Important data released about the Chinese economy in June of this year sent a dismal signal to the Australian economy. Chinese growth was expected to decline after years of extraordinarily high levels. No need to be an expert to know that a decline in Chinese growth would have serious effects on the Australian economy.

Current data shows however that China will continue to grow at a rate of 7.5% to 8% p.a. This quells concerns about the immediate future of Australia’s economy, while exposing the dependence on China in the long term. The question we ask today is if China is taken out of the equation or fails to achieve these expectations, how will Australia grow? Like most economic matters, there is no consensus view on the matter. In this report we look at different avenues for private investment to boost growth after expected decline of the mining investment boom.

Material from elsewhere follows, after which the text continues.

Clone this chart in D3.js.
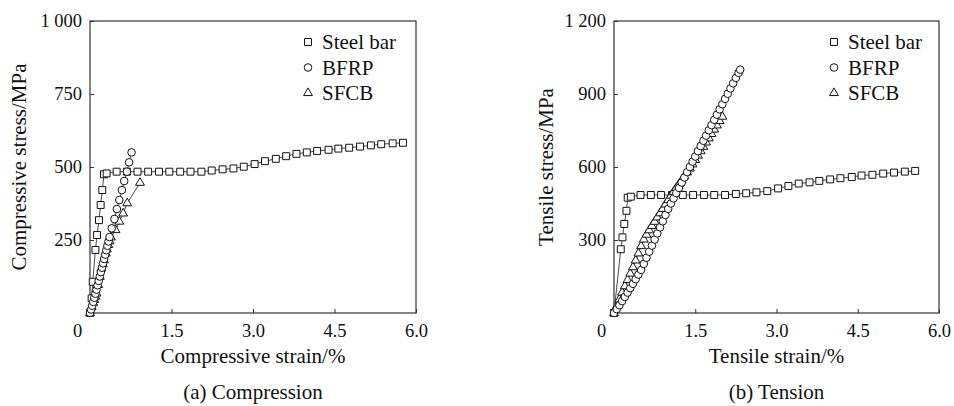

Lets begin with the numbers. The latest data on the Australian national accounts released in June shows that the economy has been growing at a measly 2.6% p.a over the past year, a decline from 4.4% p.a as recently as a year ago. The graph below shows the fluctuations in the annual growth rate over the twenty-year period between 1993-2013.

How will Australia grow_ 1

Undoubtedly Australian growth in the last decade has been spurred by the booming resource industry. China has had a huge appetite for mineral ores due to infrastructure spending by the central government. However this demand has fallen, as observed in the Purchasing Managers Index (PMI) shown below.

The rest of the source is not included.